中郭を見て驚いた。北郭とは全く異なり、一面の原生林である。ジャングル風の景色で、足の踏み場もない。
南郭への入り口はよくわからず、遠くから眺めるだけで我慢する。
岡崎城メモ
12世紀末、三浦義明の弟岡崎四郎義実が築城したと伝えられる。嫡男義忠は真田城を守る。
1455年 上杉方の三浦義国、足利成氏方の岡崎城を奪う。
1494年 義国の養子、三浦道寸義同の居城となる。
1512年 北条早雲、義同の守る岡崎城を攻める。義同は厨子の住吉城に逃れる。
1516年 新井城において三浦氏滅亡。
この後、北条氏の持ち城となるが、その後の状況不明。
桓武天皇−○−○−平高望−5代略┬三浦義明┬義宗−和田義盛
│ ├義澄−義村
│ └佐原義連−8代略−三浦義国−義同−義意
└岡崎義実−真田義忠
真 田 城
岡崎城から南に行くと、「岡崎神社」がある。このあたりは、「岡崎南部方形囲郭群」というらしいが、よくわからない。
神社の樹齢400年以上のかやの大木の下に真新しい石製のテーブルと椅子があり、ここで朝作った弁当を食べる。
社の階段を下り、大根川の土手道を西に進む。30分ほど歩く。空にはひばりの鳴き声が盛ん、川には大きな鯉が多い、そうだ今日はこどもの日だ。薄い雲が覆っているが、暖かく、五月の風が心地よい。
川の両側は一面の田だが、この季節休耕しているところが多い。ところどころ、麦が大きくなっている。三浦一族はこの肥沃な土地を支配していたのか。
大根川より少し南の台地上に真田城址がある。北側から入ろうとしたが、「危険、ここからは入れません」の立て札で、裏口からの進入を拒否している。
ぐるっと南側に回り、お寺の正面から入る。入り口に「源頼朝 石橋山合戦の勇将 眞田与一義忠公霊場 眞田城址 天徳寺」の看板がある。ただ、これ以上詳しい城址の説明板は見つからない。
内部は、南半分がお寺、
北半分がお墓と畑になっている。この領域が城の本丸であろうか。ただ一つの郭からなっているのか。

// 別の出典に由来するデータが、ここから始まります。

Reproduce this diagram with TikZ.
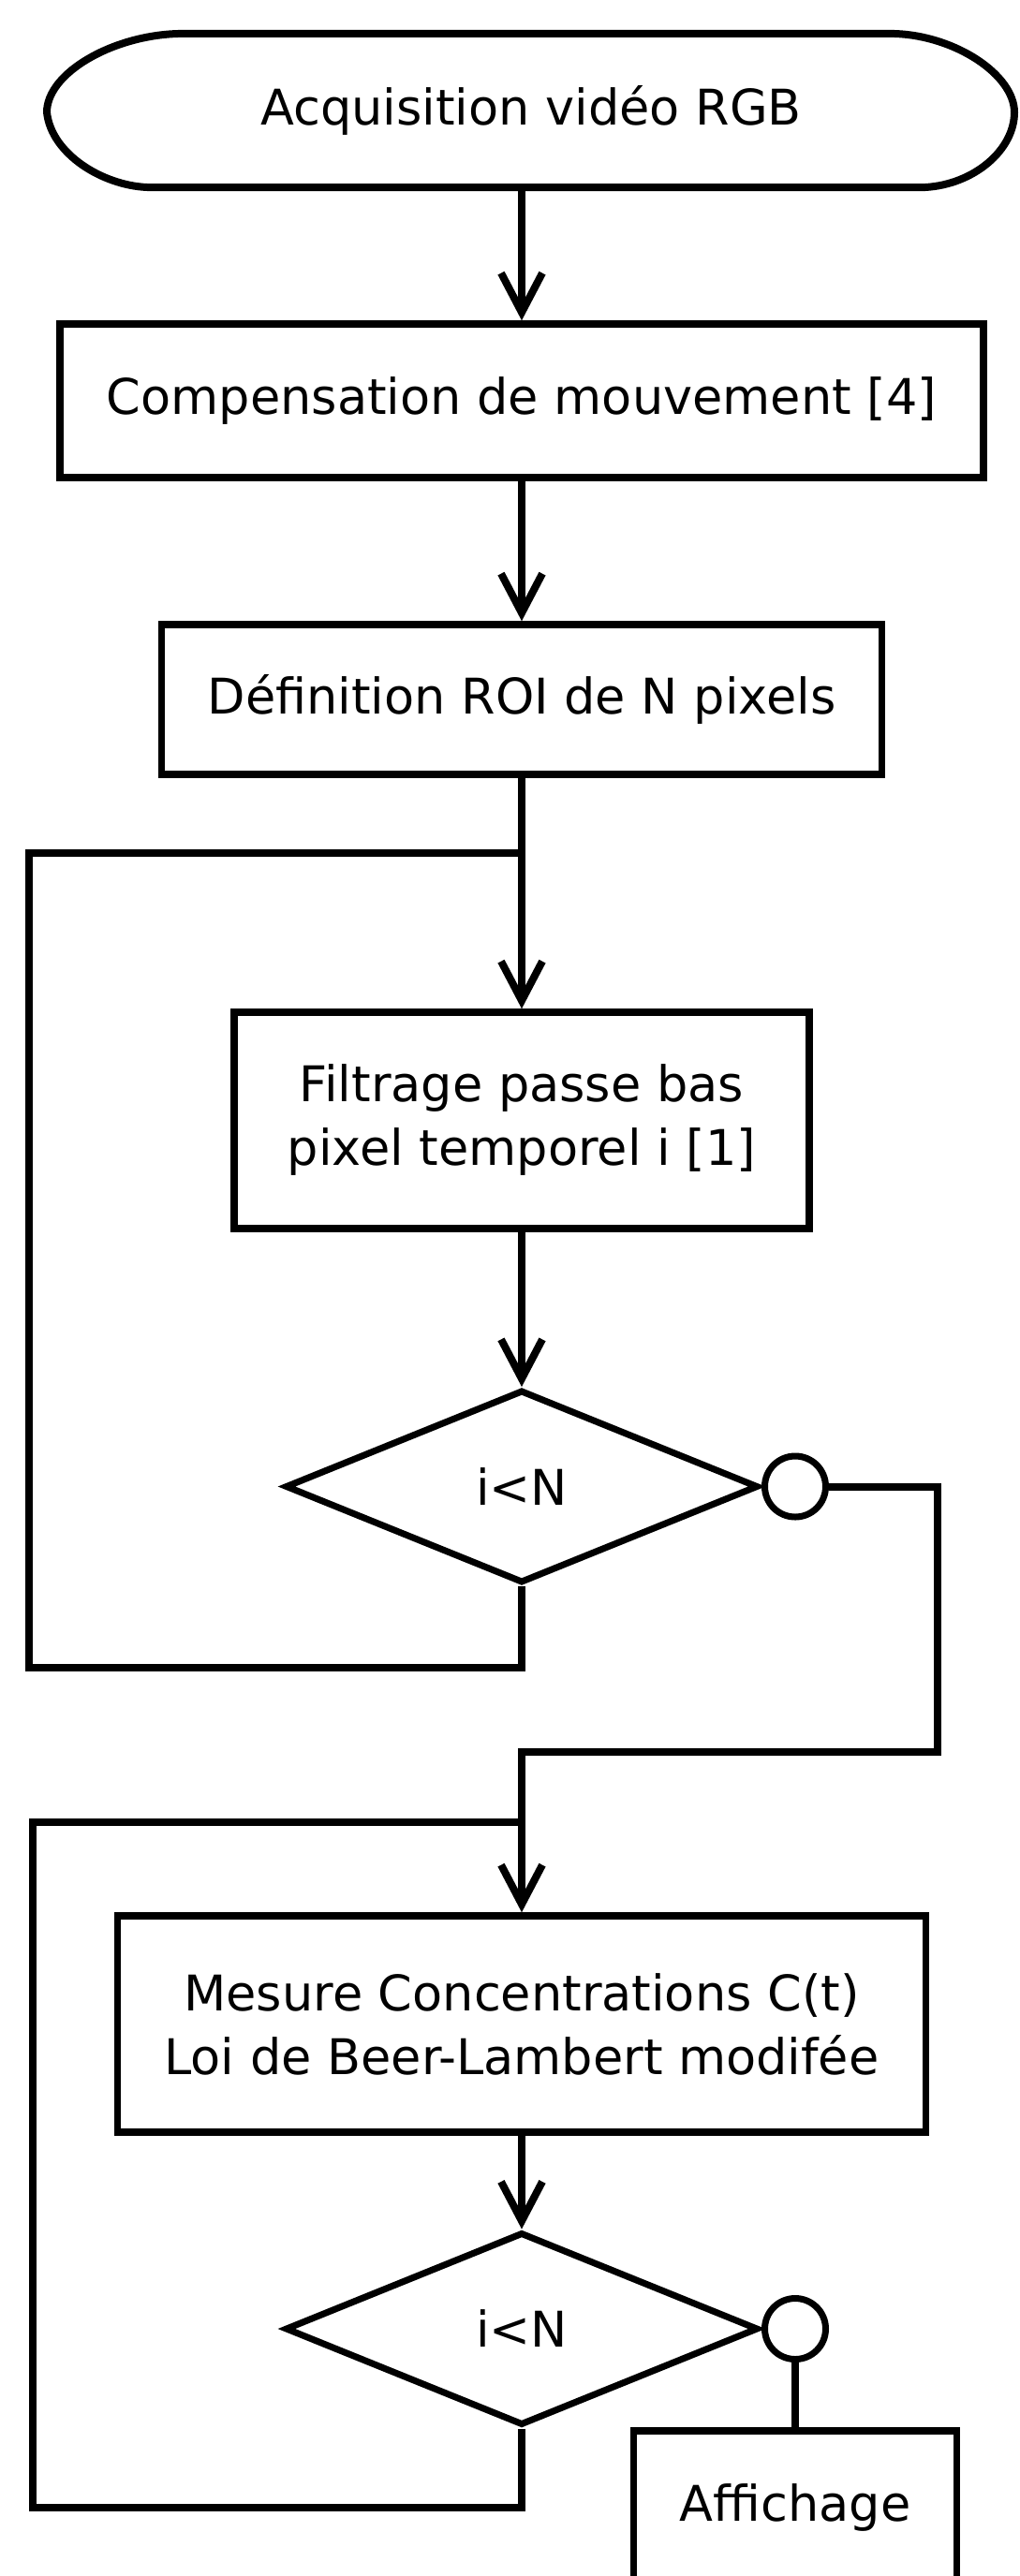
\documentclass[tikz,border=0pt]{standalone}
\usepackage{fontspec}
\setmainfont{DejaVu Sans}
\usetikzlibrary{arrows.meta,shapes.geometric}
\begin{document}
\begin{tikzpicture}[x=1pt,y=1pt,
  every node/.style={font=\fontsize{52.5}{68}\selectfont},
  box/.style={draw, line width=7.5pt, rectangle, inner sep=0pt, align=center},
  dec/.style={draw, line width=7pt, diamond, inner sep=0pt, minimum width=505pt, minimum height=206pt},
  junc/.style={draw, line width=7pt, circle, inner sep=0pt, minimum size=65pt},
  link/.style={line width=8pt},
  arr/.style={link, -{Straight Barb[length=42pt,width=44pt]}}
]
\useasboundingbox (0,0) rectangle (1088,-2751);
\clip (0,0) rectangle (1088,-2751);
\fill[white] (0,0) rectangle (1088,-2751);

% terminal
\node[minimum width=1033pt, minimum height=164pt, inner sep=0pt, outer sep=0pt] (acq) at (567,-118) {Acquisition vidéo RGB};
\draw[line width=8pt, line join=round] (190,-36) -- (955,-36)
  .. controls (1020,-38) and (1083,-80) .. (1083,-120)
  .. controls (1083,-160) and (1040,-197) .. (988,-200)
  -- (157,-200)
  .. controls (110,-198) and (55,-165) .. (50,-120)
  .. controls (50,-78) and (120,-38) .. cycle;

\node[box, minimum width=986pt, minimum height=164pt] (comp) at (557,-428) {Compensation de mouvement [4]};
\node[box, minimum width=769pt, minimum height=160pt] (roi) at (557,-747) {Définition ROI de N pixels};
\node[box, minimum width=614pt, minimum height=231pt] (filt) at (557,-1196.5) {Filtrage passe bas\\pixel temporel i [1]};
\node[dec] (dec1) at (557,-1587.5) {i<N};
\node[junc, anchor=west] (circ1) at (dec1.east) {};
\node[box, minimum width=863pt, minimum height=231pt] (meas) at (557,-2161.5) {Mesure Concentrations C(t)\\Loi de Beer-Lambert modifée};
\node[dec] (dec2) at (557,-2487) {i<N};
\node[junc, anchor=west] (circ2) at (dec2.east) {};
\node[box, minimum width=345pt, minimum height=164pt] (aff) at (circ2.south |- 0,-2678) {Affichage};

% helper coordinates
\coordinate (j1) at (557,-911);
\coordinate (l1) at (31,-1781);
\coordinate (r1) at (1001,-1871);
\coordinate (j2) at (557,-1946);
\coordinate (l2) at (35,-2678);

% connectors
\draw[arr] (acq.south -| comp.north) -- (comp.north);
\draw[arr] (comp.south) -- (roi.north);
\draw[arr] (roi.south) -- (filt.north);
\draw[arr] (filt.south) -- (dec1.north);
\draw[link] (dec1.south) |- (l1) |- (j1);
\draw[arr] (circ1.east) -| (r1) -| (meas.north);
\draw[arr] (meas.south) -- (dec2.north);
\draw[link] (dec2.south) |- (l2) |- (j2);
\draw[link] (circ2.south) -- (aff.north);
\end{tikzpicture}
\end{document}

郭の南側には普通の人家に連なり、その間に仕切りは見つからない。南側が大手だったと思われるのだが、往時は土塁と掘り切りに守られていたのであろうか。
北側と西側は、数mの段差があり、郭の下は畑または草原になっている。東側には、掘り切りらしい谷を隔てて竹林がある。

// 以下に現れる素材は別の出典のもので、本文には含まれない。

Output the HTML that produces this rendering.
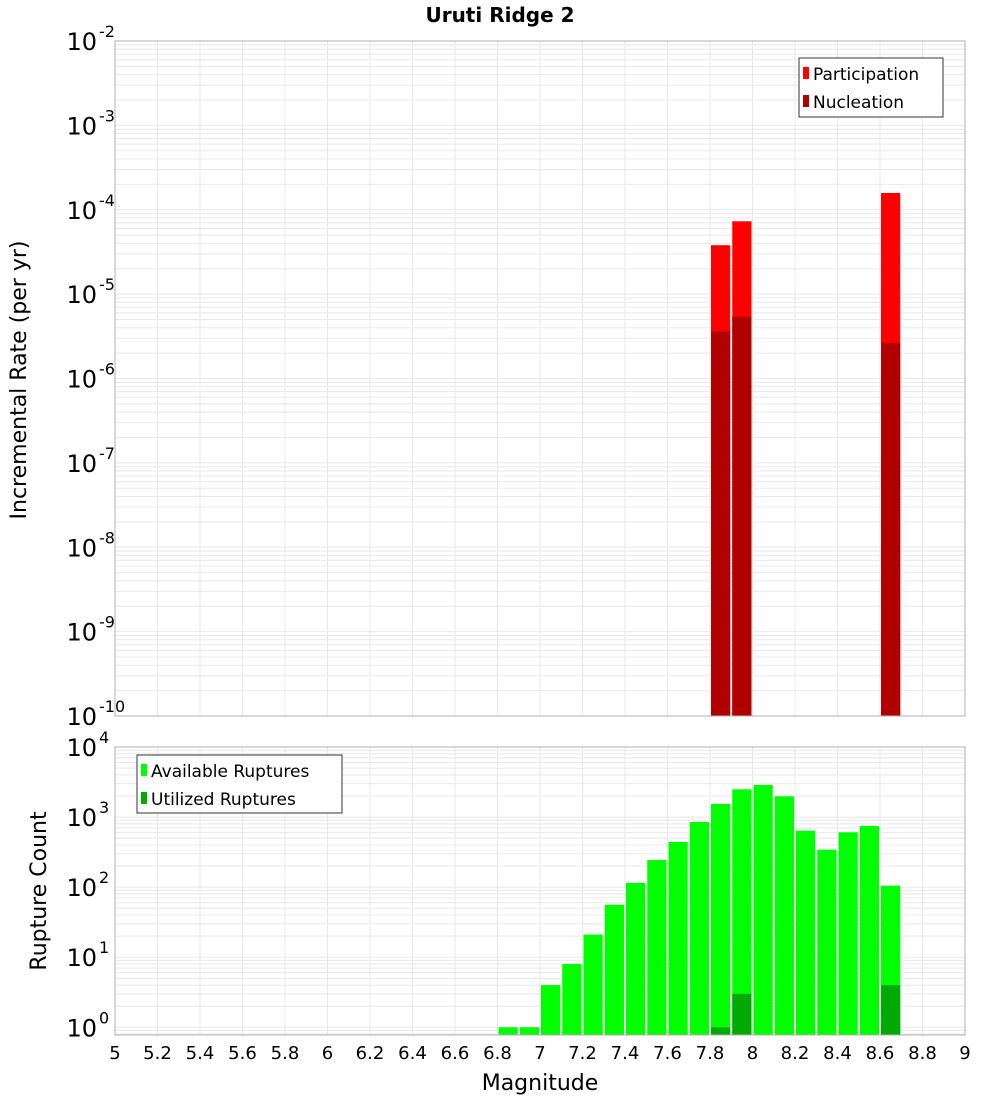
<!DOCTYPE html>
<html><head><meta charset="utf-8">
<style>
body{margin:0;background:#fff;}
svg{display:block;font-family:"DejaVu Sans","Liberation Sans",sans-serif;}
</style></head>
<body>
<svg id="chart" width="1000" height="1100" xmlns="http://www.w3.org/2000/svg">
<text x="500" y="22" text-anchor="middle" font-size="20" font-weight="bold">Uruti Ridge 2</text>
<text transform="translate(26,380) rotate(-90)" text-anchor="middle" font-size="22">Incremental Rate (per yr)</text>
<text transform="translate(46,891) rotate(-90)" text-anchor="middle" font-size="22">Rupture Count</text>
<text x="540" y="1090" text-anchor="middle" font-size="22">Magnitude</text>
<g id="g"></g>
</svg>
<script>
const rateMags = [7.85, 7.95, 8.65];
const participation = [3.8e-5, 7.3e-5, 1.58e-4];
const nucleation = [3.6e-6, 5.4e-6, 2.65e-6];
const countMags = [6.85,6.95,7.05,7.15,7.25,7.35,7.45,7.55,7.65,7.75,7.85,7.95,8.05,8.15,8.25,8.35,8.45,8.55,8.65];
const available = [1,1,4,8,21,56,115,244,441,850,1540,2490,2870,1980,640,343,607,746,105];
const utilMags = [7.85, 7.95, 8.65];
const utilized = [1, 3, 4];
const xTicks = ["5","5.2","5.4","5.6","5.8","6","6.2","6.4","6.6","6.8","7","7.2","7.4","7.6","7.8","8","8.2","8.4","8.6","8.8","9"];
const topExps = [-10,-9,-8,-7,-6,-5,-4,-3,-2];
const botExps = [0,1,2,3,4];

const NS="http://www.w3.org/2000/svg";
const G=document.getElementById('g');
function el(t,a,p){const e=document.createElementNS(NS,t);for(const k in a)e.setAttribute(k,a[k]);(p||G).appendChild(e);return e;}
const X0=115,X1=965;
const xs=m=>X0+(m-5)/4*(X1-X0);
const T={top:41,bot:716,lo:-10,hi:-2};
const B={top:747,bot:1035,lo:-0.11,hi:4};
const ys=(P,v)=>P.bot-(Math.log10(v)-P.lo)/(P.hi-P.lo)*(P.bot-P.top);

function panel(P,name){
  el('rect',{x:X0,y:P.top,width:X1-X0,height:P.bot-P.top,fill:'#fff'});
  for(let d=Math.floor(P.lo);d<Math.ceil(P.hi);d++){
    for(let k=1;k<10;k++){const v=Math.log10(k)+d; if(v<P.lo||v>P.hi)continue;
      const y=P.bot-(v-P.lo)/(P.hi-P.lo)*(P.bot-P.top);
      const l=el('line',{x1:X0,x2:X1,y1:y,y2:y,stroke:'#e8e8e8','stroke-width':1});
      
      }
  }
  xTicks.forEach(t=>{const x=xs(+t);
    const l=el('line',{x1:x,x2:x,y1:P.top,y2:P.bot,stroke:'#e8e8e8','stroke-width':1});
    
    });
}
function border(P,name){
  const r=el('rect',{x:X0,y:P.top,width:X1-X0,height:P.bot-P.top,fill:'none',stroke:'#b0b0b0','stroke-width':1});
  
  
}
function bar(m,v,P,fill,name){
  const x=xs(m-0.05)+1,w=xs(m+0.05)-xs(m-0.05)-2,y=Math.max(ys(P,v),P.top);
  const r=el('rect',{x:x,y:y,width:w,height:P.bot-y,fill:fill});
  
  
}
function ylabels(P,exps,name){
  exps.forEach(e=>{const y=ys(P,Math.pow(10,e));
    const t=el('text',{x:97,y:y+9,'text-anchor':'end','font-size':24});
    t.textContent='10';
    
    
    const s=el('text',{x:99,y:y-4,'font-size':16});
    s.textContent=String(e);
    
    
  });
}
panel(T,'top');panel(B,'bottom');
rateMags.forEach((m,i)=>bar(m,participation[i],T,'#ff0000','participation-bar'));
rateMags.forEach((m,i)=>bar(m,nucleation[i],T,'#b00000','nucleation-bar'));
countMags.forEach((m,i)=>bar(m,available[i],B,'#00ff00','available-bar'));
utilMags.forEach((m,i)=>bar(m,utilized[i],B,'#00aa00','utilized-bar'));
border(T,'top');border(B,'bottom');
ylabels(T,topExps,'top-y');ylabels(B,botExps,'bottom-y');
xTicks.forEach(t=>{const tx=el('text',{x:xs(+t),y:1059,'text-anchor':'middle','font-size':18});
  tx.textContent=t;
  
  });

function legend(x,y,w,h,items,name){
  const g=el('g',{});
  
  
  el('rect',{x:x,y:y,width:w,height:h,fill:'#fff',stroke:'#333','stroke-width':1},g);
  items.forEach((it,i)=>{
    const cy=y+15+i*28;
    el('rect',{x:x+4,y:cy-6,width:6,height:12,fill:it[1]},g);
    const t=el('text',{x:x+14,y:cy+7,'font-size':17},g);
    t.textContent=it[0];
    
    
  });
}
legend(799,58,144,59,[['Participation','#ff0000'],['Nucleation','#b00000']],'top-legend');
legend(137,755,205,58,[['Available Ruptures','#00ff00'],['Utilized Ruptures','#00aa00']],'bottom-legend');
</script>
</body></html>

帰り、東方から眺めると、草原の向こうの郭の上に城壁と矢倉があり、見張りの城兵が私の方をしっかり見張っているようにみえた。
また元の道に戻って、10数分歩くと、「東海大学前」駅にたどり着く。この駅は昔「大根駅」という駅名だったはずだ。
以上、3時間半の行程。2001年5月5日。
真田城メモ
12世紀末、岡崎城の岡崎四郎義実の嫡男、余一義忠の居城となる。
1180 義忠、頼朝に味方し、石橋山の合戦で討死。
1495 北条早雲に追われた大森藤頼が、真田城に立て篭もり、3年間戦った(と言われている?)。